Every line of the material below should be repeated exactly.

# Data block:
* Begin *

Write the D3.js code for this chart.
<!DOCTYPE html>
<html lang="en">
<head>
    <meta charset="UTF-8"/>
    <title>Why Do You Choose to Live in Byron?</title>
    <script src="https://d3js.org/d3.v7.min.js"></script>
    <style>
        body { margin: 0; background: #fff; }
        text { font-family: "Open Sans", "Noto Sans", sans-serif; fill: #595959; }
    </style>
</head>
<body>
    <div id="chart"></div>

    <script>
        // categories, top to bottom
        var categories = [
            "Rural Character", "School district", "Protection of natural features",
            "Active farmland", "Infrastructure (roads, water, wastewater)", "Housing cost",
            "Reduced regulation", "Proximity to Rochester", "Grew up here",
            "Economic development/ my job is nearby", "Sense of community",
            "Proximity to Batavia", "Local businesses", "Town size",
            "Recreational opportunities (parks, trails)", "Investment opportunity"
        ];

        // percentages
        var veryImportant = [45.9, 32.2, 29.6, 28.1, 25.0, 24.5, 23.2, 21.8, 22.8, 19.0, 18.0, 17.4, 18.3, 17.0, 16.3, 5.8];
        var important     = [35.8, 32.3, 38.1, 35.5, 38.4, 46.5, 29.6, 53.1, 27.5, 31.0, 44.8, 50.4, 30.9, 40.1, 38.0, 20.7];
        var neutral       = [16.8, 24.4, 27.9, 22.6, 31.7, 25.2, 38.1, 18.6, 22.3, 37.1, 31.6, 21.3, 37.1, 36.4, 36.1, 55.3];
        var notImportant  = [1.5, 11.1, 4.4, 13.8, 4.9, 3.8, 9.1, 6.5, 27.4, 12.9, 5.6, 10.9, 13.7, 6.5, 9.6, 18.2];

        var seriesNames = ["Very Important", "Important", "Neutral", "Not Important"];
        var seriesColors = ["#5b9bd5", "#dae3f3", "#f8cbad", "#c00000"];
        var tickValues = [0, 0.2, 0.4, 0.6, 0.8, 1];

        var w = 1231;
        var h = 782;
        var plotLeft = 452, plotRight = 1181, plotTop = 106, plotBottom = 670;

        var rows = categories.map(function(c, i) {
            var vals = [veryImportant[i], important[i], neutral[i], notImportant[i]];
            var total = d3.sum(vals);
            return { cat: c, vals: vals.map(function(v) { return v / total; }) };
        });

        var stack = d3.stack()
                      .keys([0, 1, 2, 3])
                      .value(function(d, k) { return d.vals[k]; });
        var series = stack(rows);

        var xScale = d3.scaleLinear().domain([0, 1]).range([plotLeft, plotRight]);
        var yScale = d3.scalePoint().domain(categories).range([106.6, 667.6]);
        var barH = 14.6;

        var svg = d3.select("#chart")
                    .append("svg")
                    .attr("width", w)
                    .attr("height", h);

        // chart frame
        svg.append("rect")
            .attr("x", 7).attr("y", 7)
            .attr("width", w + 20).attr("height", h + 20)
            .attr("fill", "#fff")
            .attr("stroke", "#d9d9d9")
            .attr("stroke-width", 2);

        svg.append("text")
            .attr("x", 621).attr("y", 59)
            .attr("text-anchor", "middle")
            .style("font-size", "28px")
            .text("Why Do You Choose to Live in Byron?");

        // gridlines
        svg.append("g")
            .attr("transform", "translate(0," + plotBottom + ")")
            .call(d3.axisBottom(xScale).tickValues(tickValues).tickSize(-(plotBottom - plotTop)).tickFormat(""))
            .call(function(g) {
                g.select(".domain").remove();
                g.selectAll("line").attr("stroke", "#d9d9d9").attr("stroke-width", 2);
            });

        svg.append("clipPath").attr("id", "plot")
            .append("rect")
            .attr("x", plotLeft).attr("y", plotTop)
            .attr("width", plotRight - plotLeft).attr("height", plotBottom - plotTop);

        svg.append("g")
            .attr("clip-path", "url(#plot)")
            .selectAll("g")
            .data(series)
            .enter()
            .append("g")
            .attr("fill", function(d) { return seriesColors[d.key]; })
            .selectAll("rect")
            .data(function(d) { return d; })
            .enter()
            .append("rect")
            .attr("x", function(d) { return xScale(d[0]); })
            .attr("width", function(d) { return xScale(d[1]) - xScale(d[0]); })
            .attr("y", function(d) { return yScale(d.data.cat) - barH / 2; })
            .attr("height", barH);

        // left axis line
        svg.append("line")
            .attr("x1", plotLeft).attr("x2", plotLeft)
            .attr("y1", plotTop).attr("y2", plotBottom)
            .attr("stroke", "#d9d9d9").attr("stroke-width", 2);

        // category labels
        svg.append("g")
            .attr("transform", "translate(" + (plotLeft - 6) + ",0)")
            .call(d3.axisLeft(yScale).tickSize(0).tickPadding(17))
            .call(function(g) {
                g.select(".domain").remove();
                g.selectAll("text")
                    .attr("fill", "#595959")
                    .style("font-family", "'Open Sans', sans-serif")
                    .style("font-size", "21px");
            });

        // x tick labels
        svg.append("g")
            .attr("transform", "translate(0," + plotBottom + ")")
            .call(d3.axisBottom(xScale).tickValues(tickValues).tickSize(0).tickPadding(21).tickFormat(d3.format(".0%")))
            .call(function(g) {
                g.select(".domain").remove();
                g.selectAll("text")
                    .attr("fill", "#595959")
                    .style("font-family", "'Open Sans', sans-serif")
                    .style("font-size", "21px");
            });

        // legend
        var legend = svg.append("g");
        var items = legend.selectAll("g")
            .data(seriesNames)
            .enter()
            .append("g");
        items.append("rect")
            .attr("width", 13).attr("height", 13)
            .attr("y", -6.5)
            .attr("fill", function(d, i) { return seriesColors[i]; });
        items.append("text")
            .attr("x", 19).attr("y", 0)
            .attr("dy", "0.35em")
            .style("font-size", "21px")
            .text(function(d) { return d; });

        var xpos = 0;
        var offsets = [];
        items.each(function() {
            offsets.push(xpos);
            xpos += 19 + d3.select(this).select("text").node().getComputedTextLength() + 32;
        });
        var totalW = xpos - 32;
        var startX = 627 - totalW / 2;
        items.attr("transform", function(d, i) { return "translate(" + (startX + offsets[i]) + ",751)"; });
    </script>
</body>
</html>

* End *

# Complete output:
Write the D3.js code for this chart.
<!DOCTYPE html>
<html lang="en">
<head>
    <meta charset="UTF-8"/>
    <title>Why Do You Choose to Live in Byron?</title>
    <script src="https://d3js.org/d3.v7.min.js"></script>
    <style>
        body { margin: 0; background: #fff; }
        text { font-family: "Open Sans", "Noto Sans", sans-serif; fill: #595959; }
    </style>
</head>
<body>
    <div id="chart"></div>

    <script>
        // categories, top to bottom
        var categories = [
            "Rural Character", "School district", "Protection of natural features",
            "Active farmland", "Infrastructure (roads, water, wastewater)", "Housing cost",
            "Reduced regulation", "Proximity to Rochester", "Grew up here",
            "Economic development/ my job is nearby", "Sense of community",
            "Proximity to Batavia", "Local businesses", "Town size",
            "Recreational opportunities (parks, trails)", "Investment opportunity"
        ];

        // percentages
        var veryImportant = [45.9, 32.2, 29.6, 28.1, 25.0, 24.5, 23.2, 21.8, 22.8, 19.0, 18.0, 17.4, 18.3, 17.0, 16.3, 5.8];
        var important     = [35.8, 32.3, 38.1, 35.5, 38.4, 46.5, 29.6, 53.1, 27.5, 31.0, 44.8, 50.4, 30.9, 40.1, 38.0, 20.7];
        var neutral       = [16.8, 24.4, 27.9, 22.6, 31.7, 25.2, 38.1, 18.6, 22.3, 37.1, 31.6, 21.3, 37.1, 36.4, 36.1, 55.3];
        var notImportant  = [1.5, 11.1, 4.4, 13.8, 4.9, 3.8, 9.1, 6.5, 27.4, 12.9, 5.6, 10.9, 13.7, 6.5, 9.6, 18.2];

        var seriesNames = ["Very Important", "Important", "Neutral", "Not Important"];
        var seriesColors = ["#5b9bd5", "#dae3f3", "#f8cbad", "#c00000"];
        var tickValues = [0, 0.2, 0.4, 0.6, 0.8, 1];

        var w = 1231;
        var h = 782;
        var plotLeft = 452, plotRight = 1181, plotTop = 106, plotBottom = 670;

        var rows = categories.map(function(c, i) {
            var vals = [veryImportant[i], important[i], neutral[i], notImportant[i]];
            var total = d3.sum(vals);
            return { cat: c, vals: vals.map(function(v) { return v / total; }) };
        });

        var stack = d3.stack()
                      .keys([0, 1, 2, 3])
                      .value(function(d, k) { return d.vals[k]; });
        var series = stack(rows);

        var xScale = d3.scaleLinear().domain([0, 1]).range([plotLeft, plotRight]);
        var yScale = d3.scalePoint().domain(categories).range([106.6, 667.6]);
        var barH = 14.6;

        var svg = d3.select("#chart")
                    .append("svg")
                    .attr("width", w)
                    .attr("height", h);

        // chart frame
        svg.append("rect")
            .attr("x", 7).attr("y", 7)
            .attr("width", w + 20).attr("height", h + 20)
            .attr("fill", "#fff")
            .attr("stroke", "#d9d9d9")
            .attr("stroke-width", 2);

        svg.append("text")
            .attr("x", 621).attr("y", 59)
            .attr("text-anchor", "middle")
            .style("font-size", "28px")
            .text("Why Do You Choose to Live in Byron?");

        // gridlines
        svg.append("g")
            .attr("transform", "translate(0," + plotBottom + ")")
            .call(d3.axisBottom(xScale).tickValues(tickValues).tickSize(-(plotBottom - plotTop)).tickFormat(""))
            .call(function(g) {
                g.select(".domain").remove();
                g.selectAll("line").attr("stroke", "#d9d9d9").attr("stroke-width", 2);
            });

        svg.append("clipPath").attr("id", "plot")
            .append("rect")
            .attr("x", plotLeft).attr("y", plotTop)
            .attr("width", plotRight - plotLeft).attr("height", plotBottom - plotTop);

        svg.append("g")
            .attr("clip-path", "url(#plot)")
            .selectAll("g")
            .data(series)
            .enter()
            .append("g")
            .attr("fill", function(d) { return seriesColors[d.key]; })
            .selectAll("rect")
            .data(function(d) { return d; })
            .enter()
            .append("rect")
            .attr("x", function(d) { return xScale(d[0]); })
            .attr("width", function(d) { return xScale(d[1]) - xScale(d[0]); })
            .attr("y", function(d) { return yScale(d.data.cat) - barH / 2; })
            .attr("height", barH);

        // left axis line
        svg.append("line")
            .attr("x1", plotLeft).attr("x2", plotLeft)
            .attr("y1", plotTop).attr("y2", plotBottom)
            .attr("stroke", "#d9d9d9").attr("stroke-width", 2);

        // category labels
        svg.append("g")
            .attr("transform", "translate(" + (plotLeft - 6) + ",0)")
            .call(d3.axisLeft(yScale).tickSize(0).tickPadding(17))
            .call(function(g) {
                g.select(".domain").remove();
                g.selectAll("text")
                    .attr("fill", "#595959")
                    .style("font-family", "'Open Sans', sans-serif")
                    .style("font-size", "21px");
            });

        // x tick labels
        svg.append("g")
            .attr("transform", "translate(0," + plotBottom + ")")
            .call(d3.axisBottom(xScale).tickValues(tickValues).tickSize(0).tickPadding(21).tickFormat(d3.format(".0%")))
            .call(function(g) {
                g.select(".domain").remove();
                g.selectAll("text")
                    .attr("fill", "#595959")
                    .style("font-family", "'Open Sans', sans-serif")
                    .style("font-size", "21px");
            });

        // legend
        var legend = svg.append("g");
        var items = legend.selectAll("g")
            .data(seriesNames)
            .enter()
            .append("g");
        items.append("rect")
            .attr("width", 13).attr("height", 13)
            .attr("y", -6.5)
            .attr("fill", function(d, i) { return seriesColors[i]; });
        items.append("text")
            .attr("x", 19).attr("y", 0)
            .attr("dy", "0.35em")
            .style("font-size", "21px")
            .text(function(d) { return d; });

        var xpos = 0;
        var offsets = [];
        items.each(function() {
            offsets.push(xpos);
            xpos += 19 + d3.select(this).select("text").node().getComputedTextLength() + 32;
        });
        var totalW = xpos - 32;
        var startX = 627 - totalW / 2;
        items.attr("transform", function(d, i) { return "translate(" + (startX + offsets[i]) + ",751)"; });
    </script>
</body>
</html>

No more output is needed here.